§ **Dataset records**:
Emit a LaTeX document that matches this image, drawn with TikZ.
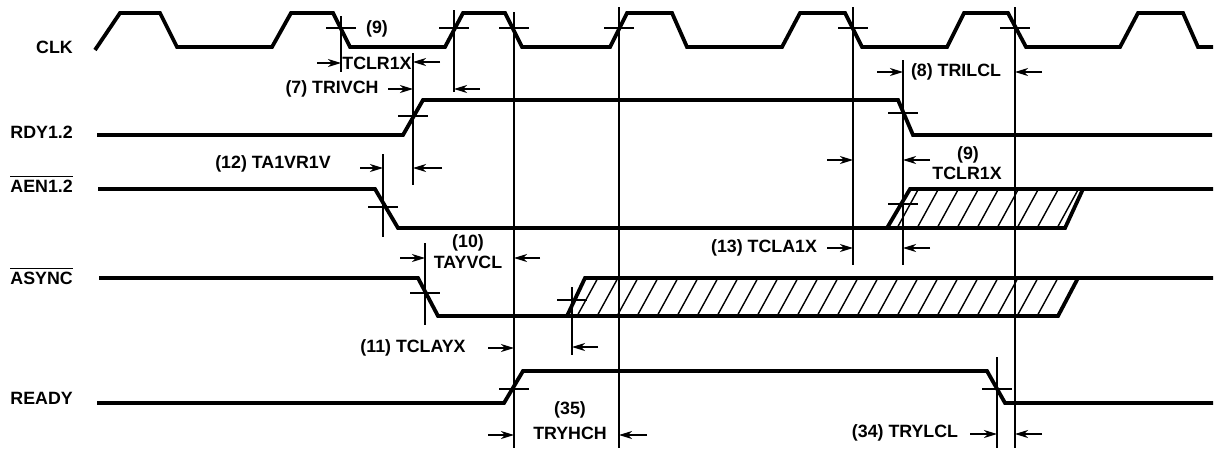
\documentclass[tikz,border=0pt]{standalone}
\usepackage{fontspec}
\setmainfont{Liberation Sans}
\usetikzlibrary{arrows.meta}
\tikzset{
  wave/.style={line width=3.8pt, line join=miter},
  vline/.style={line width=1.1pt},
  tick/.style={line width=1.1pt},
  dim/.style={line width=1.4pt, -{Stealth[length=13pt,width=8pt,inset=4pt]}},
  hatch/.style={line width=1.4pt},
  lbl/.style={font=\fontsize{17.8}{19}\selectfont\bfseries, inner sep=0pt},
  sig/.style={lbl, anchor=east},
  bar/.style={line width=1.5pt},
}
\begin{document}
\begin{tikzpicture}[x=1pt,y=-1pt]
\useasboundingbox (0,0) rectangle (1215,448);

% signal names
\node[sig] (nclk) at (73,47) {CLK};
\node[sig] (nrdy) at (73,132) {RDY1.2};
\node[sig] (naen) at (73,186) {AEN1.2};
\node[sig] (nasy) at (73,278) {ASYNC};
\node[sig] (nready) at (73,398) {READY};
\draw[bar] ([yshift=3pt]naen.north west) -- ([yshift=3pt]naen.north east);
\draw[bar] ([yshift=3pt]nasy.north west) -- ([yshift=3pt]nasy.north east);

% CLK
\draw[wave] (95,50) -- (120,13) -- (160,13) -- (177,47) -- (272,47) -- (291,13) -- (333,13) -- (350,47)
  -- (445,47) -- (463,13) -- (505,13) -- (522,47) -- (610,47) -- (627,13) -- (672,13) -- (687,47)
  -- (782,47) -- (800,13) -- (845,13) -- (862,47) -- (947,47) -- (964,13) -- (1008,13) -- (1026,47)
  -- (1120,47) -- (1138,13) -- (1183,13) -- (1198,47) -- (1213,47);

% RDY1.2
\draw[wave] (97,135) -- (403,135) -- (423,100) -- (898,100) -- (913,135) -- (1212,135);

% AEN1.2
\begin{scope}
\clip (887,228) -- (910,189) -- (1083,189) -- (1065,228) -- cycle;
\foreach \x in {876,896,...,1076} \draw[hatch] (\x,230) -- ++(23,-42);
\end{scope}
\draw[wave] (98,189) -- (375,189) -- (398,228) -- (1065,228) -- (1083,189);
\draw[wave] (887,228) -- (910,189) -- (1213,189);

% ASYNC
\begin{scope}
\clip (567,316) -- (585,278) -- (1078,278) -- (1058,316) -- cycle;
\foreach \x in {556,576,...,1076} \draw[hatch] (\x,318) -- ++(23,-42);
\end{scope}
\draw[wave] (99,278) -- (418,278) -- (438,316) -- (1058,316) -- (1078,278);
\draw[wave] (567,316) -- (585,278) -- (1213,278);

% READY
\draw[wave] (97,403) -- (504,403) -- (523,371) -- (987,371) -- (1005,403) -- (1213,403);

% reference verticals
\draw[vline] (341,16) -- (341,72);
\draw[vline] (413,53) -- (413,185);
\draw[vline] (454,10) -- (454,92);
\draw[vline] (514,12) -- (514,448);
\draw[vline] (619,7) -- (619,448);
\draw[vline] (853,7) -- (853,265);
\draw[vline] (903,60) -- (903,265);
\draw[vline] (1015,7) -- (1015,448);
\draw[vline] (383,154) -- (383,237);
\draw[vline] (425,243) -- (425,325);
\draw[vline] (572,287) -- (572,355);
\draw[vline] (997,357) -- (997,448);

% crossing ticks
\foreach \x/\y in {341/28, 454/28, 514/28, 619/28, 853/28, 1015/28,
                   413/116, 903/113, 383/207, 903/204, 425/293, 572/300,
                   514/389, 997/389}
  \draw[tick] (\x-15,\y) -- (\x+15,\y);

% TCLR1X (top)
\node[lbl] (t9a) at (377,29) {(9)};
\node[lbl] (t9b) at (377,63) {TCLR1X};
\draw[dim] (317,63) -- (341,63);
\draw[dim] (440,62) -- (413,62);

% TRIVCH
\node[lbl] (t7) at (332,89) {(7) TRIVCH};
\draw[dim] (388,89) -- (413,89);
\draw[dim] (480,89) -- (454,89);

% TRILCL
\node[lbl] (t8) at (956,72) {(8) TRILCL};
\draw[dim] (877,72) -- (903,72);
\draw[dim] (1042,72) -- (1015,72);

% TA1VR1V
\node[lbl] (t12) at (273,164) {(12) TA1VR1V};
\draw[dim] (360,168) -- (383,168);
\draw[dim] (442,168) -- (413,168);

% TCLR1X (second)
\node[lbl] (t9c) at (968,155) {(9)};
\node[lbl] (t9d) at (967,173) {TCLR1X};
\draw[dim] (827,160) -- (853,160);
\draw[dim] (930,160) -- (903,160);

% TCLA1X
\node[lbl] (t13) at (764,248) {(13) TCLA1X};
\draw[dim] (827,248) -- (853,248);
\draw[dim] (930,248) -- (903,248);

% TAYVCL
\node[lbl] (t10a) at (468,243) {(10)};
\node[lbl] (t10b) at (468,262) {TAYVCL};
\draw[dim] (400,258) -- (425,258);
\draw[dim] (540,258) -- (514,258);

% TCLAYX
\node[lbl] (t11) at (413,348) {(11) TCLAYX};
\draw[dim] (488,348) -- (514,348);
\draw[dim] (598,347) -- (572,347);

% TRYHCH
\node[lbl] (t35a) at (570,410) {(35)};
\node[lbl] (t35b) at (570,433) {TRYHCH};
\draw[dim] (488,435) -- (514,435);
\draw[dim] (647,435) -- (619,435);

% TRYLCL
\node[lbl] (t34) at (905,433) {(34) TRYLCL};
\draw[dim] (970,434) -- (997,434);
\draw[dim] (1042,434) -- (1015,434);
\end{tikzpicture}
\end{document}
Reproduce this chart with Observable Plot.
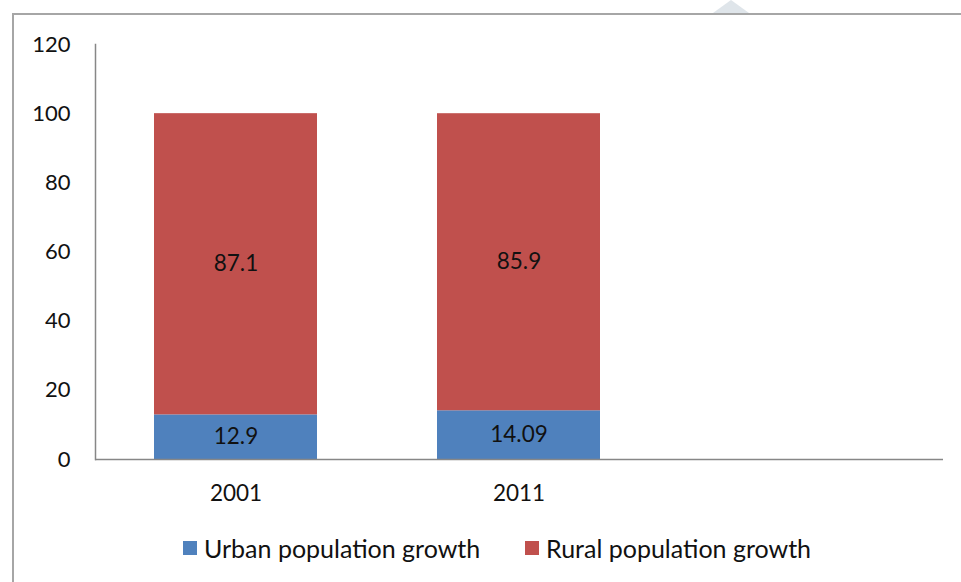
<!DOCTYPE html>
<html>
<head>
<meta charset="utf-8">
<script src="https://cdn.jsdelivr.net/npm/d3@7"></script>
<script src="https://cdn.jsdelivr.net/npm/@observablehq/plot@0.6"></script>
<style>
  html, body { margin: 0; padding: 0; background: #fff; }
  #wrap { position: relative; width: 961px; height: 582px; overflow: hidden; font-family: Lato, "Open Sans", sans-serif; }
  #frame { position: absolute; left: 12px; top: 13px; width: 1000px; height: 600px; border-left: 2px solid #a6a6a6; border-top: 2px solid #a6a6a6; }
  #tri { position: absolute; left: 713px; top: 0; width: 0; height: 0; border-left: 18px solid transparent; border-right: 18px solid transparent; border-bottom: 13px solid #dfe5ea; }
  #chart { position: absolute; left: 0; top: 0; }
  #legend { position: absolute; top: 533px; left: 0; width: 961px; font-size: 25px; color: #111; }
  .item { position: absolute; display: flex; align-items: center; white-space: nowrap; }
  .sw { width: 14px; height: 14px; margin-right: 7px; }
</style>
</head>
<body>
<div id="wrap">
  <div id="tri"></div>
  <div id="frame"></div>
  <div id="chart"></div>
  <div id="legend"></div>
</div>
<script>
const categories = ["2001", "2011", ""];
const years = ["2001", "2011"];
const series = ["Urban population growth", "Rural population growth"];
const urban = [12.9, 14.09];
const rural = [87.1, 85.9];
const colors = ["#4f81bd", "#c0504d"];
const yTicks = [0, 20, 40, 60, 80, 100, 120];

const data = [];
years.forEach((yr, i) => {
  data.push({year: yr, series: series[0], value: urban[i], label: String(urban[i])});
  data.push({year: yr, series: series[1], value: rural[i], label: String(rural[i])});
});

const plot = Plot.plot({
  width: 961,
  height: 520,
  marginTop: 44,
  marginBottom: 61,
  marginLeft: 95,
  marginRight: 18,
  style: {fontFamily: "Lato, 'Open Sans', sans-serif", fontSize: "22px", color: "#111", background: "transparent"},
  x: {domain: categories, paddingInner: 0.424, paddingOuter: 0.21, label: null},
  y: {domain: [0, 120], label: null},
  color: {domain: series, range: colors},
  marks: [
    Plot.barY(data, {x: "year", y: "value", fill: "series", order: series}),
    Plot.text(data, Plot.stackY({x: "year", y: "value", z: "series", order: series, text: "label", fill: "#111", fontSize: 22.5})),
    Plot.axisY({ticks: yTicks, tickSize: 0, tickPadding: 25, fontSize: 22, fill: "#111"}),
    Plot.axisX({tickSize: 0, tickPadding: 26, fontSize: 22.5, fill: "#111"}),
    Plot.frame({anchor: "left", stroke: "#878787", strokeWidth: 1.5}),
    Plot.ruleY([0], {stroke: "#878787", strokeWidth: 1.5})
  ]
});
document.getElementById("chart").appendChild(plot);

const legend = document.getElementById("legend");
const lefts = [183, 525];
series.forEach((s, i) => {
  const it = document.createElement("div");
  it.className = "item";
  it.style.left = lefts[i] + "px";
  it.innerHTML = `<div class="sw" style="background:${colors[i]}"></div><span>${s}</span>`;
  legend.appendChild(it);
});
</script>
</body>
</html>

--

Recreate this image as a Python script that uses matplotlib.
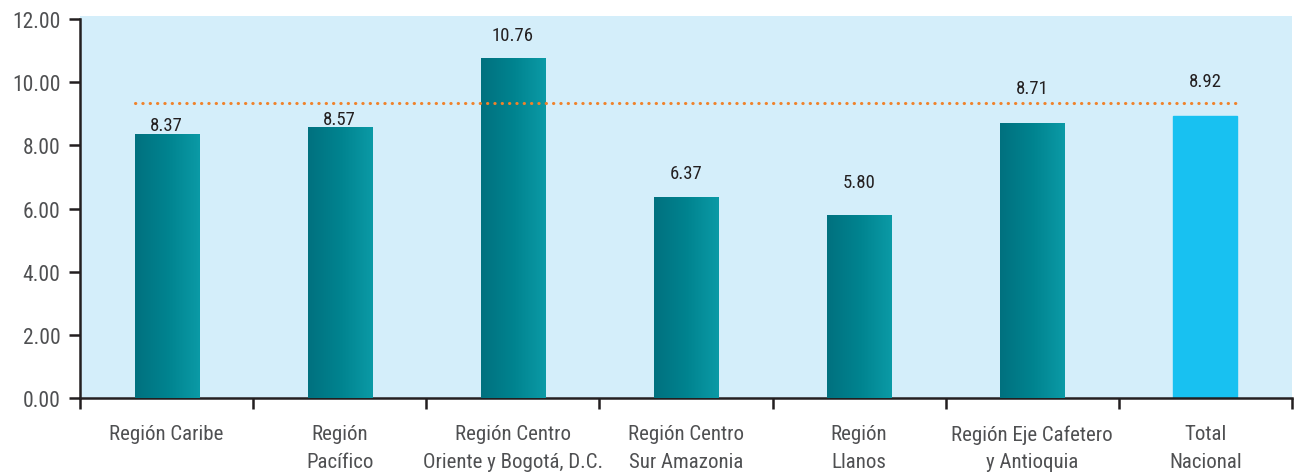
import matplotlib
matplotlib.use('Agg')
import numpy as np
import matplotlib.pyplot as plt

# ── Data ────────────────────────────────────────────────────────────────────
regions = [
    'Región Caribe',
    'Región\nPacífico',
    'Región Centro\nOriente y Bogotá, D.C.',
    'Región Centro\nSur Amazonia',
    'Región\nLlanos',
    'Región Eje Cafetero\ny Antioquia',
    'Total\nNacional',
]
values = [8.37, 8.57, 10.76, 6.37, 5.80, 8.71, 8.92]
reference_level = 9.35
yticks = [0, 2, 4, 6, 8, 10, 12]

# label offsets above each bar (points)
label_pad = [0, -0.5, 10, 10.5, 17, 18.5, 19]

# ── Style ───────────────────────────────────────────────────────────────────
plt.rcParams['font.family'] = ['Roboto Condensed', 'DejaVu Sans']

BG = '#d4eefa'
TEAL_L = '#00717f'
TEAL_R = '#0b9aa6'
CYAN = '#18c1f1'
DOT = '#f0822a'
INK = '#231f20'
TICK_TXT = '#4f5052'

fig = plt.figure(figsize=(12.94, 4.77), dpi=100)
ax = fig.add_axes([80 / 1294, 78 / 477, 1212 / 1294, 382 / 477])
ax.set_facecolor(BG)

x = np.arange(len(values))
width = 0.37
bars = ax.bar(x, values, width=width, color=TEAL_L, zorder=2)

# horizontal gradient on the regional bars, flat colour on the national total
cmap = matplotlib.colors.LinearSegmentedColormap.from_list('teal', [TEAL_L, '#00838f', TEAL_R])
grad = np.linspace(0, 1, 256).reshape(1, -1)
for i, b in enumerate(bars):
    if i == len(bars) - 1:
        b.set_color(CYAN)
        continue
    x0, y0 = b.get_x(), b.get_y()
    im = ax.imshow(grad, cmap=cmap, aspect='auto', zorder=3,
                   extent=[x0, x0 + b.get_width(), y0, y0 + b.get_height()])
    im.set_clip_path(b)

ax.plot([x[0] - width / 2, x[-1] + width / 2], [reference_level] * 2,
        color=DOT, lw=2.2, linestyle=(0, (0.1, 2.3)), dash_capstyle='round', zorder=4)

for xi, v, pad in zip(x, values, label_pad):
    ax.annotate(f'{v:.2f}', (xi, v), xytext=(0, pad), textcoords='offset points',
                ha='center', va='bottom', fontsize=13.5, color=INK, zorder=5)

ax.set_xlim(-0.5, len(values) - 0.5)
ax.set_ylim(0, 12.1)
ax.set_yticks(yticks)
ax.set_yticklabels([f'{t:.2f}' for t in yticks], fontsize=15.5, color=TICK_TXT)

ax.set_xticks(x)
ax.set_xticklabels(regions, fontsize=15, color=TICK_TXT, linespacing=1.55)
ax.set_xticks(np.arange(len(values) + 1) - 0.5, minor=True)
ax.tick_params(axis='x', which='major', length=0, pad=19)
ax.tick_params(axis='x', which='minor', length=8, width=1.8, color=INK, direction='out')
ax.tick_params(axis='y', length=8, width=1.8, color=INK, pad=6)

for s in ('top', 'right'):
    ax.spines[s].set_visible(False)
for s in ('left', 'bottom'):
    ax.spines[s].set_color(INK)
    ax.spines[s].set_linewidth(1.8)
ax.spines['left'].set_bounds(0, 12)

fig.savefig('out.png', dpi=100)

§ **Request**:
Write out the lines from the one containing "Recreate this image" down to the one containing "import matplotlib.pyplot as plt", both included, exactly as they appear. Leave out any pictures.

§ **Result for this exercise**:
Recreate this image as a Python script that uses matplotlib.
import matplotlib
matplotlib.use('Agg')
import numpy as np
import matplotlib.pyplot as plt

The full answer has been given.